== STORED DATA

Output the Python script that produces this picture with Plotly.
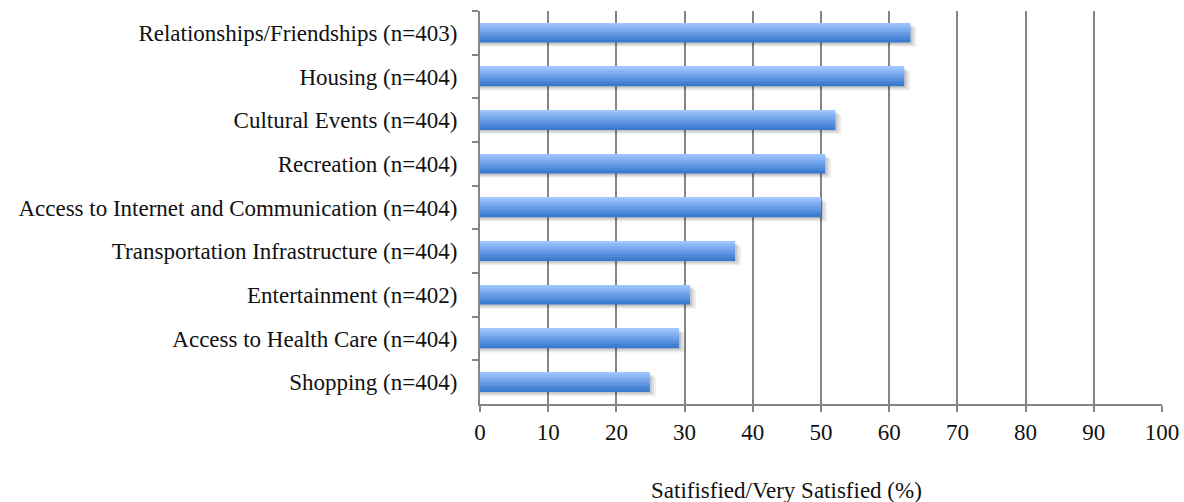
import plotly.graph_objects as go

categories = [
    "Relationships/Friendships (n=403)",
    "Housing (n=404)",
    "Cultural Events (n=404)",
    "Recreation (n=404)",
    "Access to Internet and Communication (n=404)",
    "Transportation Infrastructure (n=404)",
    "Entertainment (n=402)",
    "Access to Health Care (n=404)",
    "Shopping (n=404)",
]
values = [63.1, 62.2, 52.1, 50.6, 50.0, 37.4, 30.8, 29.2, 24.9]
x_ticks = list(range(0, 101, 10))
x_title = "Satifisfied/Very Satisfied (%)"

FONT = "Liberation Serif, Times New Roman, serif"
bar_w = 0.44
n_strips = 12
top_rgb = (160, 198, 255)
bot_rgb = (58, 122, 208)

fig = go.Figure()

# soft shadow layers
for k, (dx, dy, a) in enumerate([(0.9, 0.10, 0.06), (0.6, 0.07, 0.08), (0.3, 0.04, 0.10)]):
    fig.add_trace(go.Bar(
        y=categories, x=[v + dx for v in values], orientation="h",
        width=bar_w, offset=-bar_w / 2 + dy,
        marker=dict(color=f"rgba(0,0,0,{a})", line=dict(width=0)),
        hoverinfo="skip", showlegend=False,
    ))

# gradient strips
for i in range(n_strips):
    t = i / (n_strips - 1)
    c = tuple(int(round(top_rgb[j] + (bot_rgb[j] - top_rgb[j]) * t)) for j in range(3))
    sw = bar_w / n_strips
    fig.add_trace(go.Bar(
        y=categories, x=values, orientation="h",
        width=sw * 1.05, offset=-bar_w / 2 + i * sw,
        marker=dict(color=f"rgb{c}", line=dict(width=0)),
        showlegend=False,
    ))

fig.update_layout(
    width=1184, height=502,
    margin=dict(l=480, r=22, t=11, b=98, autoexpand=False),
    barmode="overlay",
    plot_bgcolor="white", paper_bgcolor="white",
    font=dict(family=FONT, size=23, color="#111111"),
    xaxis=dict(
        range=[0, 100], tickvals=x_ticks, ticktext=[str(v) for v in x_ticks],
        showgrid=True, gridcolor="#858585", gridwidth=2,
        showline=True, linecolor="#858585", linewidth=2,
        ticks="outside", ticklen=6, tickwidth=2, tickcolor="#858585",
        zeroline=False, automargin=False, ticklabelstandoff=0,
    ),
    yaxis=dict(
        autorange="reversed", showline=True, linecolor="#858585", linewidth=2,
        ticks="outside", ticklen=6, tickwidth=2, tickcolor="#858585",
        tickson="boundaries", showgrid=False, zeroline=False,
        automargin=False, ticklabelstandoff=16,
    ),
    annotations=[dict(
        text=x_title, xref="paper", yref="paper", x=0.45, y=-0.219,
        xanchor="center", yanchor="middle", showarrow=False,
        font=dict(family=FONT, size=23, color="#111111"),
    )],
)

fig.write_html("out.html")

====

**TASK INSTRUCTIONS**. From the first line of the listing above, repeat every line through the one holding "fig = go.Figure()". Both ends count, and pictures stay out.

**PROBLEM SOLUTION**.
Output the Python script that produces this picture with Plotly.
import plotly.graph_objects as go

categories = [
    "Relationships/Friendships (n=403)",
    "Housing (n=404)",
    "Cultural Events (n=404)",
    "Recreation (n=404)",
    "Access to Internet and Communication (n=404)",
    "Transportation Infrastructure (n=404)",
    "Entertainment (n=402)",
    "Access to Health Care (n=404)",
    "Shopping (n=404)",
]
values = [63.1, 62.2, 52.1, 50.6, 50.0, 37.4, 30.8, 29.2, 24.9]
x_ticks = list(range(0, 101, 10))
x_title = "Satifisfied/Very Satisfied (%)"

FONT = "Liberation Serif, Times New Roman, serif"
bar_w = 0.44
n_strips = 12
top_rgb = (160, 198, 255)
bot_rgb = (58, 122, 208)

fig = go.Figure()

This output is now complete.